His recovery was slow and arduous. Ignatius had an active mind, but it was locked up inside a body which was betraying him. But he could read! His mind and heart never left the young lady he had left behind. Now, he waited for the time when he would return and tell her how she had occupied his every thought in battle and as he was recuperating. He practiced over and over again what he would wear and what he would say. To prepare himself, he requested books on knighthood and ladies of the court. But (as God would plan it), in the Castle of Loyola there were only books on the life of Jesus and of the Saints!
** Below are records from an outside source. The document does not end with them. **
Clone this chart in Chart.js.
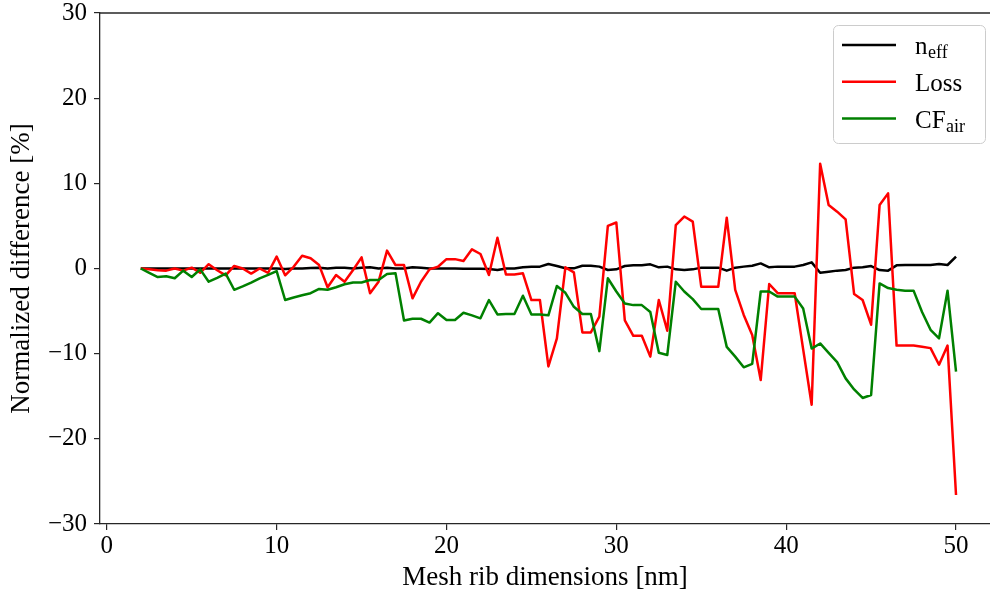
<!DOCTYPE html>
<html>
<head>
<meta charset="utf-8">
<script src="https://cdn.jsdelivr.net/npm/chart.js@4.4.1/dist/chart.umd.min.js"></script>
<style>
  html, body { margin: 0; padding: 0; background: #fff; }
  #chart { display: block; }
</style>
</head>
<body>
<canvas id="chart" width="990" height="596"></canvas>
<script>
// Mesh rib dimension [nm]
const ribSizes = [
  2, 2.5, 3, 3.5, 4, 4.5, 5, 5.5, 6, 6.5, 7, 7.5, 8, 8.5, 9, 9.5,
  10, 10.5, 11, 11.5, 12, 12.5, 13, 13.5, 14, 14.5, 15, 15.5, 16, 16.5, 17, 17.5,
  18, 18.5, 19, 19.5, 20, 20.5, 21, 21.5, 22, 22.5, 23, 23.5, 24, 24.5, 25, 25.5,
  26, 26.5, 27, 27.5, 28, 28.5, 29, 29.5, 30, 30.5, 31, 31.5, 32, 32.5, 33, 33.5,
  34, 34.5, 35, 35.5, 36, 36.5, 37, 37.5, 38, 38.5, 39, 39.5, 40, 40.5, 41, 41.5,
  42, 42.5, 43, 43.5, 44, 44.5, 45, 45.5, 46, 46.5, 47, 47.5, 48, 48.5, 49, 49.5, 50
];

// Normalized difference [%] for each quantity
const neffDiff = [
  0, 0, 0, 0, 0, 0, 0, 0, 0, 0, 0, 0, 0, 0, 0, 0,
  0, -0.05, 0, 0, 0.05, 0.1, 0, 0.1, 0.1, 0, 0.1, 0.14, 0, 0.1, 0, 0,
  0.14, 0.1, 0, 0, 0, 0, -0.03, -0.03, -0.03, -0.06, -0.18, 0, 0, 0.14, 0.2, 0.22,
  0.53, 0.29, 0.02, 0.02, 0.33, 0.33, 0.22, -0.18, -0.1, 0.29, 0.37, 0.37, 0.49, 0.14, 0.22, -0.1,
  -0.18, -0.1, 0.1, 0.1, 0.1, -0.25, 0.1, 0.22, 0.33, 0.6, 0.14, 0.22, 0.22, 0.22, 0.41, 0.72,
  -0.49, -0.37, -0.25, -0.18, 0.1, 0.14, 0.29, -0.18, -0.25, 0.37, 0.41, 0.41, 0.41, 0.41, 0.53, 0.41, 1.39
];
const lossDiff = [
  0, -0.1, -0.2, -0.25, 0, -0.25, 0.1, -0.5, 0.5, -0.2, -0.8, 0.3, 0, -0.6, 0, -0.5,
  1.4, -0.8, 0.2, 1.5, 1.2, 0.4, -2.2, -0.76, -1.55, -0.18, 1.31, -2.9, -1.55, 2.1, 0.4, 0.4,
  -3.5, -1.55, -0.1, 0.2, 1.1, 1.1, 0.88, 2.25, 1.7, -0.76, 3.6, -0.7, -0.7, -0.57, -3.7, -3.7,
  -11.5, -8.2, 0.14, -0.45, -7.5, -7.5, -5.66, 5.0, 5.4, -6.1, -7.9, -7.9, -10.35, -3.7, -7.3, 5.1,
  6.1, 5.5, -2.15, -2.15, -2.15, 5.97, -2.5, -5.45, -7.8, -13.1, -1.82, -2.9, -2.9, -2.9, -9.5, -16.0,
  12.3, 7.45, 6.67, 5.77, -3.0, -3.7, -6.6, 7.45, 8.82, -9.05, -9.05, -9.05, -9.2, -9.35, -11.3, -9.05, -26.6
];
const cfAirDiff = [
  0, -0.5, -1.0, -0.9, -1.15, -0.25, -1.0, -0.1, -1.55, -1.1, -0.6, -2.5, -2.1, -1.65, -1.15, -0.75,
  -0.3, -3.7, -3.4, -3.15, -2.9, -2.4, -2.5, -2.2, -1.85, -1.65, -1.65, -1.35, -1.35, -0.65, -0.57, -6.1,
  -5.9, -5.9, -6.35, -5.25, -6.05, -6.05, -5.2, -5.5, -5.85, -3.7, -5.4, -5.35, -5.35, -3.2, -5.4, -5.4,
  -5.5, -2.05, -2.85, -4.5, -5.35, -5.35, -9.7, -1.15, -2.7, -4.1, -4.3, -4.3, -5.1, -9.9, -10.15, -1.55,
  -2.7, -3.6, -4.75, -4.75, -4.75, -9.2, -10.35, -11.6, -11.2, -2.7, -2.7, -3.3, -3.3, -3.3, -4.7, -9.4,
  -8.8, -9.9, -11.0, -12.9, -14.2, -15.2, -14.85, -1.75, -2.3, -2.5, -2.6, -2.6, -5.1, -7.2, -8.2, -2.6, -12.1
];

// Legend text, split into main part and subscript
const seriesNames = ['n', 'Loss', 'CF'];
const seriesSubs = ['eff', '', 'air'];
const seriesColors = ['#000000', '#ff0000', '#008000'];

const xTicks = [0, 10, 20, 30, 40, 50];
const yTicks = [-30, -20, -10, 0, 10, 20, 30];

const serif = '"Liberation Serif", "DejaVu Serif", serif';
const axisColor = '#262626';

function toPoints(values) {
  return ribSizes.map((x, i) => ({ x: x, y: values[i] }));
}

// Top spine, the library only draws the left and bottom borders
const topSpine = {
  id: 'topSpine',
  afterDraw(chart) {
    const { ctx, chartArea } = chart;
    ctx.save();
    ctx.strokeStyle = axisColor;
    ctx.lineWidth = 1.3;
    ctx.beginPath();
    ctx.moveTo(chartArea.left, chartArea.top);
    ctx.lineTo(chartArea.right, chartArea.top);
    ctx.stroke();
    ctx.restore();
  }
};

// Boxed legend in the upper right with subscripted labels
const subLegend = {
  id: 'subLegend',
  afterDraw(chart) {
    const ctx = chart.ctx;
    const box = { x: 833, y: 25, w: 152, h: 118, r: 5 };
    ctx.save();
    ctx.beginPath();
    ctx.roundRect(box.x + 0.5, box.y + 0.5, box.w, box.h, box.r);
    ctx.fillStyle = 'rgba(255,255,255,0.8)';
    ctx.fill();
    ctx.strokeStyle = '#cccccc';
    ctx.lineWidth = 1;
    ctx.stroke();

    chart.data.datasets.forEach((ds, i) => {
      const rowY = box.y + 20 + i * 36.8;
      ctx.strokeStyle = seriesColors[i];
      ctx.lineWidth = 2.5;
      ctx.beginPath();
      ctx.moveTo(box.x + 9, rowY);
      ctx.lineTo(box.x + 63, rowY);
      ctx.stroke();

      const baseY = rowY + 9;
      ctx.fillStyle = '#000';
      ctx.textBaseline = 'alphabetic';
      ctx.textAlign = 'left';
      ctx.font = '25px ' + serif;
      ctx.fillText(seriesNames[i], box.x + 82, baseY);
      const w = ctx.measureText(seriesNames[i]).width;
      if (seriesSubs[i]) {
        ctx.font = '18px ' + serif;
        ctx.fillText(seriesSubs[i], box.x + 82 + w + 0.5, baseY + 4);
      }
    });
    ctx.restore();
  }
};

new Chart(document.getElementById('chart'), {
  type: 'line',
  data: {
    datasets: [
      { label: 'n_eff', data: toPoints(neffDiff), borderColor: seriesColors[0], order: 2 },
      { label: 'Loss', data: toPoints(lossDiff), borderColor: seriesColors[1], order: 1 },
      { label: 'CF_air', data: toPoints(cfAirDiff), borderColor: seriesColors[2], order: 0 }
    ]
  },
  options: {
    responsive: false,
    animation: false,
    devicePixelRatio: 1,
    layout: { padding: { top: 13, right: 0, bottom: 0, left: 0 }, autoPadding: false },
    elements: {
      point: { radius: 0 },
      line: { borderWidth: 2.5, tension: 0, fill: false, borderJoinStyle: 'round' }
    },
    plugins: {
      legend: { display: false },
      tooltip: { enabled: false }
    },
    scales: {
      x: {
        type: 'linear',
        min: -0.4,
        max: 52,
        afterBuildTicks: s => { s.ticks = xTicks.map(v => ({ value: v })); },
        afterFit: s => {
          s.height = 72;
          s.paddingLeft = 0;
          s.paddingRight = 0;
        },
        grid: { drawOnChartArea: false, drawTicks: true, tickLength: 6, tickColor: axisColor, lineWidth: 1.2 },
        border: { color: axisColor, width: 1.3 },
        ticks: {
          color: '#000',
          padding: 4,
          maxRotation: 0,
          autoSkip: false,
          font: { family: serif, size: 25, lineHeight: 1.0 }
        },
        title: {
          display: true,
          text: 'Mesh rib dimensions [nm]',
          color: '#000',
          font: { family: serif, size: 27, lineHeight: 1.2 },
          padding: { top: 0, bottom: 2 }
        }
      },
      y: {
        min: -30,
        max: 30,
        afterBuildTicks: s => { s.ticks = yTicks.map(v => ({ value: v })); },
        afterFit: s => {
          s.width = 100;
          s.paddingTop = 0;
          s.paddingBottom = 0;
        },
        grid: { drawOnChartArea: false, drawTicks: true, tickLength: 6, tickColor: axisColor, lineWidth: 1.2 },
        border: { color: axisColor, width: 1.3 },
        ticks: {
          color: '#000',
          padding: 7,
          font: { family: serif, size: 25, lineHeight: 1.0 },
          callback: v => (v < 0 ? '\u2212' + Math.abs(v) : String(v))
        },
        title: {
          display: true,
          text: 'Normalized difference [%]',
          color: '#000',
          font: { family: serif, size: 27, lineHeight: 1.2 },
          padding: { top: 6, bottom: 0 }
        }
      }
    }
  },
  plugins: [topSpine, subLegend]
});
</script>
</body>
</html>
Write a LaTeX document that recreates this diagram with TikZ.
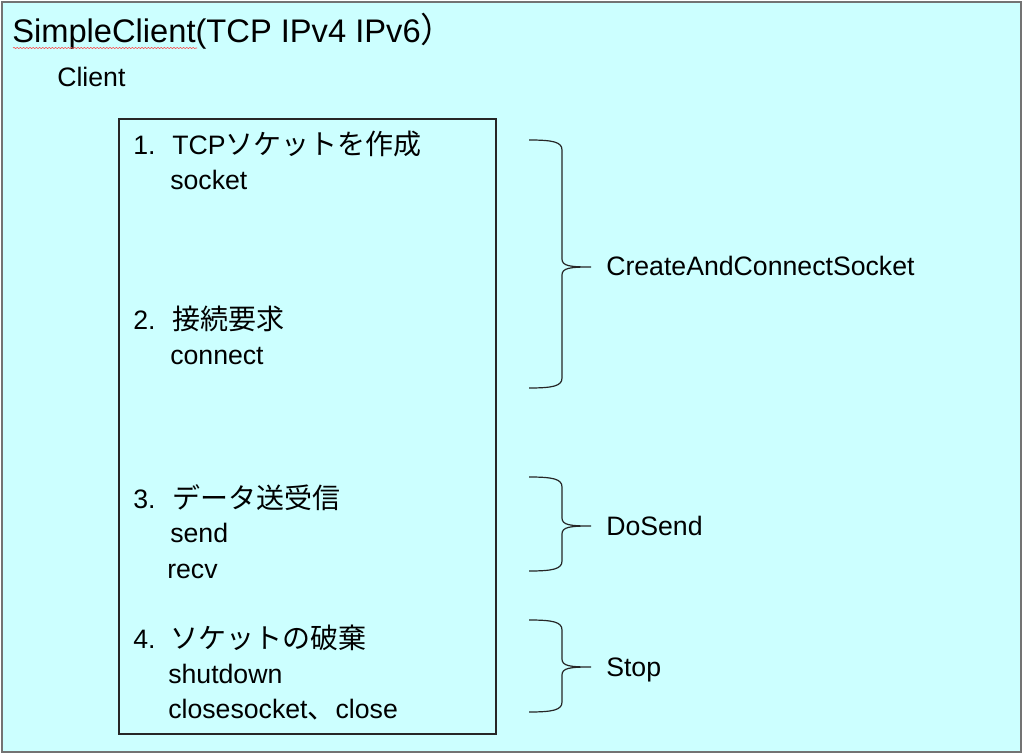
\documentclass[tikz,border=0pt]{standalone}
\usepackage{fontspec}
\setmainfont{Liberation Sans}
\newfontfamily\jp[Scale=1.05]{Noto Sans CJK JP}
\usetikzlibrary{decorations.pathmorphing}
\definecolor{bgcyan}{HTML}{CCFFFF}
\tikzset{
  lbl/.style={anchor=base west, inner sep=0pt, font=\fontsize{20pt}{24pt}\selectfont},
  ttl/.style={anchor=base west, inner sep=0pt, font=\fontsize{24.5pt}{28pt}\selectfont},
  brc/.style={line width=0.9pt, draw=black!85},
  outerframe/.style={draw=black!55, line width=1.5pt, fill=bgcyan},
  stepsbox/.style={draw=black!85, line width=0.9pt},
  squiggle/.style={draw=red!75, line width=0.4pt, decorate, decoration={snake, amplitude=0.45pt, segment length=2.4pt}},
}
\newcommand{\curlybrace}[4]{% name, top y, mid y, bottom y
  \coordinate (#1t) at (529,#2);
  \coordinate (#1m) at (591,#3);
  \coordinate (#1b) at (529,#4);
  \draw[brc] (#1t) .. controls (553,#2) and (562,#2+2) .. (562,#2+10)
    -- (562,#3-8) .. controls (562,#3-1) and (570,#3) .. (#1m)
    .. controls (570,#3) and (562,#3+1) .. (562,#3+8)
    -- (562,#4-10) .. controls (562,#4-2) and (553,#4) .. (#1b);
}
\begin{document}
\begin{tikzpicture}[x=0.75pt,y=-0.75pt]
\useasboundingbox (0,0) rectangle (1024,755);
\draw[outerframe] (2,2) rectangle (1021,752);

\node[ttl] (title) at (12,43) {SimpleClient(TCP IPv4 IPv6{\jp ）}};
\draw[squiggle] (13,48) -- (197,48);
\node[lbl] (client) at (57,87) {Client};

\draw[stepsbox] (119,119) rectangle (496,734);

\node[lbl] (n1) at (133,155) {1.};
\node[lbl] (h1) at (172,155) {TCP{\jp ソケットを作成}};
\node[lbl] (socket) at (170,190) {socket};

\node[lbl] (n2) at (133,330) {2.};
\node[lbl] (h2) at (172,330) {\jp 接続要求};
\node[lbl] (connect) at (170,365) {connect};

\node[lbl] (n3) at (133,508) {3.};
\node[lbl] (h3) at (172,508) {\jp データ送受信};
\node[lbl] (send) at (170,542) {send};
\node[lbl] (recv) at (167,578) {recv};

\node[lbl] (n4) at (133,648) {4.};
\node[lbl] (h4) at (170,648) {\jp ソケットの破棄};
\node[lbl] (shutdown) at (168,683) {shutdown};
\node[lbl] (close) at (168,718) {closesocket{\jp 、}close};

\curlybrace{b1}{140}{267}{388}
\curlybrace{b2}{477}{526}{571}
\curlybrace{b3}{620}{667}{712}

\node[lbl] (l1) at (606,276) {CreateAndConnectSocket};
\node[lbl] (l2) at (606,535) {DoSend};
\node[lbl] (l3) at (606,676) {Stop};
\end{tikzpicture}
\end{document}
Soon he found that contemplating things of the world gave him momentary pleasure, which soon faded away in the light of what he was reading about the graces from Above! Through the lives of Jesus and the Saints he was discovering a new world and a new battlefield! The Saints taught him he had to make a choice between the kingdom of Satan and the Kingdom of God. Their lives became strategic maps revealing the great battles needed to be waged, in order to gain eternal victory. All the vain glory he had sought in the past went up like so much smoke, when he discovered the sweet fragrance that was his to give, the offering he was being called to make to God the Creator. He discovered there was only one true, lasting glory in that which makes the “soul pure and like unto God.”